Salva con nome segue dopo cinque anni Dal balcone del corpo, e in una certa misura ne è la naturale continuazione. Nella raccolta del 2007 si era raggiunta una soglia, una misura incredibilmente equilibrata tra le spinte della storia individuale e le urgenze della Storia. I molti Cori che puntellavano la struttura narrativa di Dal balcone del corpo (“Lascia che dicano: noi”) si sono quasi completamente ritratti in Salva con nome, e hanno lasciato spazio a narrazioni adespote, a una cronaca diffusa di luoghi: la Sardegna, certo, poi Vallesana, e di nuovo l’isola, l’idea dell’isola, attraverso l’ultima prosa, l’ultimo breve racconto per immagini, Visi.
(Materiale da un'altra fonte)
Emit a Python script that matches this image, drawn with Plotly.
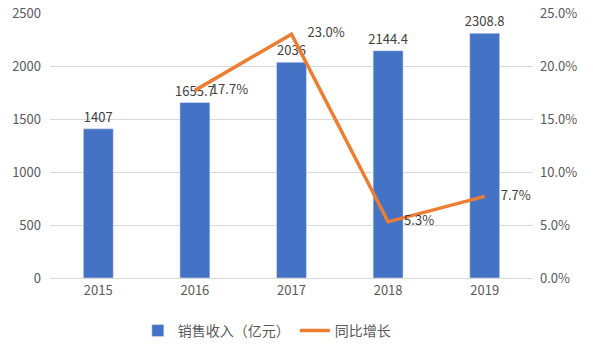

Collages. Isola della Maddalena.
E proprio nell’ultima prosa compare una seconda parola chiave: collages. La Anedda sembra essersi investita il ruolo, quasi crepuscolare, di estensore di cronache. Come se non volesse più indagare le radici della propria storia (“Lasciami libera da me – di cui conosco i nomi/e le separazioni) e avesse ora solo un calmo bisogno di tratteggiarne i contorni, come se fosse possibile solo questa sovrapposizione (senza ulteriore significazione) per poi accostarli. “Il loro, il nostro nome sarà spazzato via tra poco? // Soffiati via, poi ritagliati soltanto nelle foto”.